Required task
Everything from the line containing "Give me the" through the line containing "import matplotlib.pyplot as plt" must be quoted exactly; everything else is left out.

Stored data:
▶

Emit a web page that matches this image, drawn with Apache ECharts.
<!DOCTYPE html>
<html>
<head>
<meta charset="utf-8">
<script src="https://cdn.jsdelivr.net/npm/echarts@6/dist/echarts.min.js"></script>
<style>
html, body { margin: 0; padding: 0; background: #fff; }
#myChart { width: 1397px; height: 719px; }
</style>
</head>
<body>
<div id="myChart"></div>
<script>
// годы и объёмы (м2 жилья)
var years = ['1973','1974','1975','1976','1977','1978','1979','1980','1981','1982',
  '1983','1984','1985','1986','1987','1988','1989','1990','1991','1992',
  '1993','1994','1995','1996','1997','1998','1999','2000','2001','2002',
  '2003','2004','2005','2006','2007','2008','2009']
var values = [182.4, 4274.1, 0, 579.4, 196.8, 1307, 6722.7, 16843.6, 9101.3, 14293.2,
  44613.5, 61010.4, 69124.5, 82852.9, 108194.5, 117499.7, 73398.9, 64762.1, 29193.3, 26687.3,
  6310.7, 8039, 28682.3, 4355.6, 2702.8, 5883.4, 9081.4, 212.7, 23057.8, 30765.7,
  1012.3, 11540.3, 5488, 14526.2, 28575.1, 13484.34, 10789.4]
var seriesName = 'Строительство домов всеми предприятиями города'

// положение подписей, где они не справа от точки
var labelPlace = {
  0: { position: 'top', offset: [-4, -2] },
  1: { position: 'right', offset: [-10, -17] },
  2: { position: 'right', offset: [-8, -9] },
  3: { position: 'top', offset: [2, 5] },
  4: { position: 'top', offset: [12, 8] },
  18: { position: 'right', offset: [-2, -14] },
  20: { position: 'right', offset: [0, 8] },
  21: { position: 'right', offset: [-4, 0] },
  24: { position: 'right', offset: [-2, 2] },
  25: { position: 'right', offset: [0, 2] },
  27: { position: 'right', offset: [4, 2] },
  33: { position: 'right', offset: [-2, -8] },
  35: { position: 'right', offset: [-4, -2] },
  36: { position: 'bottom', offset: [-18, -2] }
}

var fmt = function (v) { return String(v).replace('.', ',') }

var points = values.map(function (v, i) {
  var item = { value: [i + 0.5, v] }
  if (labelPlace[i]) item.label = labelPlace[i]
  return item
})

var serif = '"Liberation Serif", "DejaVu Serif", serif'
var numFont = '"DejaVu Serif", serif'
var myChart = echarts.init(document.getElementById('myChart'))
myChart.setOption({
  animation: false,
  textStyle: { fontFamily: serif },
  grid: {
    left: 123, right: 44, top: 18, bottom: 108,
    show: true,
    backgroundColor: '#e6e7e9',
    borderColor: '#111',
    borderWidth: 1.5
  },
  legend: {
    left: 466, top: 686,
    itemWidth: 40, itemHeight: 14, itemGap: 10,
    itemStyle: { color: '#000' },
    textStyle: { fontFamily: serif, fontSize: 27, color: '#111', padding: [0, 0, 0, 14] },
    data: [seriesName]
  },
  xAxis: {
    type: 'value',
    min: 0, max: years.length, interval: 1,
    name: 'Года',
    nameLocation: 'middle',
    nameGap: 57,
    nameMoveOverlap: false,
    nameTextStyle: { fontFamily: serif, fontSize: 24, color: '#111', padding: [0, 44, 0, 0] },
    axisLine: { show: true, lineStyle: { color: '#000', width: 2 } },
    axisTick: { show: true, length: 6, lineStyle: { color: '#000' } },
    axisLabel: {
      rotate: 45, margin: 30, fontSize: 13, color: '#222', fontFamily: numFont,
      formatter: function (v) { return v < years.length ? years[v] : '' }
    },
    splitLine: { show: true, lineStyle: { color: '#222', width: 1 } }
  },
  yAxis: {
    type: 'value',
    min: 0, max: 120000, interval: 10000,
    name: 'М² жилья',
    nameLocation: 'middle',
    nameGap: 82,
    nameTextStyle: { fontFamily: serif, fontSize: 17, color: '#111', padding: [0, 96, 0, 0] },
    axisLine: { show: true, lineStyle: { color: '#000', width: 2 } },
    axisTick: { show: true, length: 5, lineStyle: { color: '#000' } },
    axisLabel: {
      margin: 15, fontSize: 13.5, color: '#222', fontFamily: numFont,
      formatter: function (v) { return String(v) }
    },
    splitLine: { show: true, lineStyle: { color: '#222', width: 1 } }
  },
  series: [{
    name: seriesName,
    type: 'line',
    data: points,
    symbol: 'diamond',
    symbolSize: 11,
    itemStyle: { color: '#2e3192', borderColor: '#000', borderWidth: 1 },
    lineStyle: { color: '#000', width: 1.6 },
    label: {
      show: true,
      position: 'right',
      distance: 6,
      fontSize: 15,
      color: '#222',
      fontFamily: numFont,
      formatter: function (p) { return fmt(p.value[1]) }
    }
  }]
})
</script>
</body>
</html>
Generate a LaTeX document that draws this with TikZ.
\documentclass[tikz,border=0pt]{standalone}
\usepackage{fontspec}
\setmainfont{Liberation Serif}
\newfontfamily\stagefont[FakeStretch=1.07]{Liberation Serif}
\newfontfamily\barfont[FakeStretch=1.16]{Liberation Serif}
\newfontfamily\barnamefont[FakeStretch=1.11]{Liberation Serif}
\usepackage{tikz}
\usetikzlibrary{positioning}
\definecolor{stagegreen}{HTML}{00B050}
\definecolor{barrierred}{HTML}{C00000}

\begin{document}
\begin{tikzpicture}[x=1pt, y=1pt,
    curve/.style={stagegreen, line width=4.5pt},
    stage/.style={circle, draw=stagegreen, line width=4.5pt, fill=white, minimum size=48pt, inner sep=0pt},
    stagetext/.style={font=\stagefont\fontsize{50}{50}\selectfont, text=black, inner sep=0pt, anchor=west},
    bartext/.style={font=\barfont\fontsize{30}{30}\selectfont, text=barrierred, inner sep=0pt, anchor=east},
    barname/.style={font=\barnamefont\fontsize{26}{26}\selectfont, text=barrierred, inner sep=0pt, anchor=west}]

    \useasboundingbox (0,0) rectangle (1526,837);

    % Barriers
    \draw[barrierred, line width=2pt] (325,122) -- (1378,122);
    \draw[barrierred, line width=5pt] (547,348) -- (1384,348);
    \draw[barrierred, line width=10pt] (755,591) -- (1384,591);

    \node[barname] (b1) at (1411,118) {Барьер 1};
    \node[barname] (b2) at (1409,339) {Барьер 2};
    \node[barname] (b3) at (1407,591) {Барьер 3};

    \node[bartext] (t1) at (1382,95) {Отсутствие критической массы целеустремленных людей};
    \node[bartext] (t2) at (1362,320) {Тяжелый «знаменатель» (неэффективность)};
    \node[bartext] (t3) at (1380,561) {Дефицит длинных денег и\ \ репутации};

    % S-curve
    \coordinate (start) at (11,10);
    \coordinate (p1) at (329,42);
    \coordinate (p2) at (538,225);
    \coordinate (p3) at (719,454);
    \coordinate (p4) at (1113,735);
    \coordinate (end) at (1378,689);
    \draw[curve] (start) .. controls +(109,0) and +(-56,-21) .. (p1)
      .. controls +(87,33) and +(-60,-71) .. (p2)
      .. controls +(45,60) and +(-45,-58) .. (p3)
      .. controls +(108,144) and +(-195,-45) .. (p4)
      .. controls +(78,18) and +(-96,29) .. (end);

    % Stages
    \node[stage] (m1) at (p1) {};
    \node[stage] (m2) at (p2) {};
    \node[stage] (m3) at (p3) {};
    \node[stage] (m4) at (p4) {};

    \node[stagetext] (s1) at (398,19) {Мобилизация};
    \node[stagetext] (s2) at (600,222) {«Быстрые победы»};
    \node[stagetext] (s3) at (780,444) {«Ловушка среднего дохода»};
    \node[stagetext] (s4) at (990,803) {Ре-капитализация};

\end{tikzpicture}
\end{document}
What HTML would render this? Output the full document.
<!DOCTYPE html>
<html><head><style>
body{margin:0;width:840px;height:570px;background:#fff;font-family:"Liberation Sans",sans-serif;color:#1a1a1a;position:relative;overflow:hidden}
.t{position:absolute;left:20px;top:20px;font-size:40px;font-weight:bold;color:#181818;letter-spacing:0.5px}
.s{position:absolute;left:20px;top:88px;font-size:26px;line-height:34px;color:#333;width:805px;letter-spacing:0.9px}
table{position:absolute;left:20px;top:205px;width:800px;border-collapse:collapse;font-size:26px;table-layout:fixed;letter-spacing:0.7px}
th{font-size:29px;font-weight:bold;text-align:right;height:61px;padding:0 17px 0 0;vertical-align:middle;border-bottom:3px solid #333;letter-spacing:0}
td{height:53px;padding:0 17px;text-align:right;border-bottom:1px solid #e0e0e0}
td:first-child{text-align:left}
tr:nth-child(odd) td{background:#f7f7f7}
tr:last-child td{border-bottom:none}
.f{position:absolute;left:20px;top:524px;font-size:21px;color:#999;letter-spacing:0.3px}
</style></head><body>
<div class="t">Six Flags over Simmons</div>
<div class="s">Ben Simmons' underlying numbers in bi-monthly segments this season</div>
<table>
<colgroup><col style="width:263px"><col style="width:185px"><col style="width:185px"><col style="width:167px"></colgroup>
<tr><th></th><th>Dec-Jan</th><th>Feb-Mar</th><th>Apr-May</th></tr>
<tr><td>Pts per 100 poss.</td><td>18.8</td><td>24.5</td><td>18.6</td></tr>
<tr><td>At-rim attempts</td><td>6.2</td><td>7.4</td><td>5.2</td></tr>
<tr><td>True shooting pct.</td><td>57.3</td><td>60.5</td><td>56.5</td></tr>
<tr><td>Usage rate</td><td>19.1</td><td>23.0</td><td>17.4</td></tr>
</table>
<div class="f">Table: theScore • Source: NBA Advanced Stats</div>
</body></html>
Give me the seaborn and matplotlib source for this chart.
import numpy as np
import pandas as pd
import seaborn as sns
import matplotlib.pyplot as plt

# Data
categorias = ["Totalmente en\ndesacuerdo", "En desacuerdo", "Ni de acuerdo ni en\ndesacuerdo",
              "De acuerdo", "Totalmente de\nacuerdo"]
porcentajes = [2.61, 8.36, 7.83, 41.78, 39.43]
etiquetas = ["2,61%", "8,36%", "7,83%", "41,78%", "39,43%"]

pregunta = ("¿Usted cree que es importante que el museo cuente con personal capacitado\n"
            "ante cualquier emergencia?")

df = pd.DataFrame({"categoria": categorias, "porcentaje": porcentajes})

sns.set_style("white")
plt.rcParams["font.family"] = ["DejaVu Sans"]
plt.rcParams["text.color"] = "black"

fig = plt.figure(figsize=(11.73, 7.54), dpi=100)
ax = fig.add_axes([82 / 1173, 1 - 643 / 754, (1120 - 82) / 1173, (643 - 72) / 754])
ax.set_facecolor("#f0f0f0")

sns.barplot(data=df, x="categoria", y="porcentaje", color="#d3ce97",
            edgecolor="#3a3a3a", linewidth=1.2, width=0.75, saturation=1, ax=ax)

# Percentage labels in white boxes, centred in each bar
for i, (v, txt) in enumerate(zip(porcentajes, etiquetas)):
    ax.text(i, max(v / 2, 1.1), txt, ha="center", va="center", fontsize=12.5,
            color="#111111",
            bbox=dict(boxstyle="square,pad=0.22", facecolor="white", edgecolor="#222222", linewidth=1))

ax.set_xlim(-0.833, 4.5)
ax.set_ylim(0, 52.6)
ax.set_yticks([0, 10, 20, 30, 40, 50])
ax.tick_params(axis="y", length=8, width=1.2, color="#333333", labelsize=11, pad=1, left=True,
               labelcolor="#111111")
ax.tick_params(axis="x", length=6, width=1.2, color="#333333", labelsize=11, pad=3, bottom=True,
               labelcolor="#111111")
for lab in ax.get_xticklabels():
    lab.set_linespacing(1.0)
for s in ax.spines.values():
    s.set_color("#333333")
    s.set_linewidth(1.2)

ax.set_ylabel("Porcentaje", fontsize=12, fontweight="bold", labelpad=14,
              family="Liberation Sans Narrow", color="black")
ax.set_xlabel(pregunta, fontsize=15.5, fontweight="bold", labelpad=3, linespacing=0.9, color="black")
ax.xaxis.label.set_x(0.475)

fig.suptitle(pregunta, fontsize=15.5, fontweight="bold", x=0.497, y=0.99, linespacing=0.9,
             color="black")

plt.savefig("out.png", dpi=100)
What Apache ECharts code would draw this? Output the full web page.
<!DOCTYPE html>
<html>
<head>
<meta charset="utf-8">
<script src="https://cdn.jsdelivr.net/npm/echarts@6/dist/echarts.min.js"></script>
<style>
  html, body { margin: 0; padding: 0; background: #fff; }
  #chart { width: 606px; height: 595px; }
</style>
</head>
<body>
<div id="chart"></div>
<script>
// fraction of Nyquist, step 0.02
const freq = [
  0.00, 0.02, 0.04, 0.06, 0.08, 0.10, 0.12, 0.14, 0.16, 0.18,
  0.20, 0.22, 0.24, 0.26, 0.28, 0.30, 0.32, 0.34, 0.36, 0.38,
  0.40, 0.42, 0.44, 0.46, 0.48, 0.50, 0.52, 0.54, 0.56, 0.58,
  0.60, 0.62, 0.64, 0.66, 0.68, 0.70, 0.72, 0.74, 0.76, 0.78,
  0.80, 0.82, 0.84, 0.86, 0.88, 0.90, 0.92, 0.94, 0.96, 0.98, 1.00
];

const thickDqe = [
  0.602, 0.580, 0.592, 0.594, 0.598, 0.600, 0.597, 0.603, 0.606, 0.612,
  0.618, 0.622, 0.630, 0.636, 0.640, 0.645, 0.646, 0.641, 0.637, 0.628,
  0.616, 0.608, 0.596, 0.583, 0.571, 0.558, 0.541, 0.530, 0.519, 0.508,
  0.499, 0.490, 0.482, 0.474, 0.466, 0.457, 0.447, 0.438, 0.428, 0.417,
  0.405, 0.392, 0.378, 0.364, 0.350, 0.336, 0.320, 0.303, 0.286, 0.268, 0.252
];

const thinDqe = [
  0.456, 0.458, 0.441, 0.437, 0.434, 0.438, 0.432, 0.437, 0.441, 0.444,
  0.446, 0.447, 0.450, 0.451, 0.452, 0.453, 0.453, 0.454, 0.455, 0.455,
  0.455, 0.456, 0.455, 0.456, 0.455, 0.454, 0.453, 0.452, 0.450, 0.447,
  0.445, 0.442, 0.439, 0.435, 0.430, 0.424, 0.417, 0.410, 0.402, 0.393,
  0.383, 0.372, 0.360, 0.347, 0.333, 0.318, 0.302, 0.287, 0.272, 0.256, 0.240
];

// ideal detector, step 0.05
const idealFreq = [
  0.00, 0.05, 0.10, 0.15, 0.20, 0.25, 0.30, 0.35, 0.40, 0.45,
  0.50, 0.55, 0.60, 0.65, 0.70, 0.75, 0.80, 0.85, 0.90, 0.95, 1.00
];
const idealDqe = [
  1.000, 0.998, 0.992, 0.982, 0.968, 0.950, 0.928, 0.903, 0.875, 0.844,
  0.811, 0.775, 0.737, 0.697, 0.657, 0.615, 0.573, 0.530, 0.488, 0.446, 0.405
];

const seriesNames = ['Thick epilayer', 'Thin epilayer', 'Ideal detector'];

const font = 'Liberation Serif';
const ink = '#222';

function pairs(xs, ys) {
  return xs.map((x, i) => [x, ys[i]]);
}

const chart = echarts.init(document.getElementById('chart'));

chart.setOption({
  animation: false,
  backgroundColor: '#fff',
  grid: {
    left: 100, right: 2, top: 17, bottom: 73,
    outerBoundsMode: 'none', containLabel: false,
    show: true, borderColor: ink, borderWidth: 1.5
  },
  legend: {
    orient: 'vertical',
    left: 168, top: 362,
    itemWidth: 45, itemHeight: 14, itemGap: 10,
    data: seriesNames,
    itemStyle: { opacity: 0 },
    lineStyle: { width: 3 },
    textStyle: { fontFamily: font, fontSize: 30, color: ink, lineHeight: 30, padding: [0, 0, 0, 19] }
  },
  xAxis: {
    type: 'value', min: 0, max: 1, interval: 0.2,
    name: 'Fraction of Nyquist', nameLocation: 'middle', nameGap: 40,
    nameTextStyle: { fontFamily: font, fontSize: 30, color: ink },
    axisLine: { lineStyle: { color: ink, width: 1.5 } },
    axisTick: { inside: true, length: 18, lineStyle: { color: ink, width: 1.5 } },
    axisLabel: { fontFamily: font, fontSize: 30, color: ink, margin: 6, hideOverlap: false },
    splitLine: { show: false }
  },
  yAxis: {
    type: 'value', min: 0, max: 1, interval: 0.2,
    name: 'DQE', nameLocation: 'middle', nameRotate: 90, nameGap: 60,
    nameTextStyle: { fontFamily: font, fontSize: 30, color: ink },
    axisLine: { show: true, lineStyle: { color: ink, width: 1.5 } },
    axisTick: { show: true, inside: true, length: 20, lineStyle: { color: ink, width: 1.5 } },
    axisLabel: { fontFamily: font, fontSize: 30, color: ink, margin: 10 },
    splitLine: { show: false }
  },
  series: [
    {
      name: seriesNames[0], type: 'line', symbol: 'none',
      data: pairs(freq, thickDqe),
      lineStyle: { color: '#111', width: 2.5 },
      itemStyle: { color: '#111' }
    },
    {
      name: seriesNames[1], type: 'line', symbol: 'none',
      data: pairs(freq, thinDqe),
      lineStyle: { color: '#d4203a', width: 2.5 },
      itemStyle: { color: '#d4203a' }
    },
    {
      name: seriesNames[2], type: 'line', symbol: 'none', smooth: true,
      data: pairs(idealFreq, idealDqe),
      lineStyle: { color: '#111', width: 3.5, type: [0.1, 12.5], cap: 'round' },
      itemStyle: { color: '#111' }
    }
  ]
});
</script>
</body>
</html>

◀

Finished answer
Give me the seaborn and matplotlib source for this chart.
import numpy as np
import pandas as pd
import seaborn as sns
import matplotlib.pyplot as plt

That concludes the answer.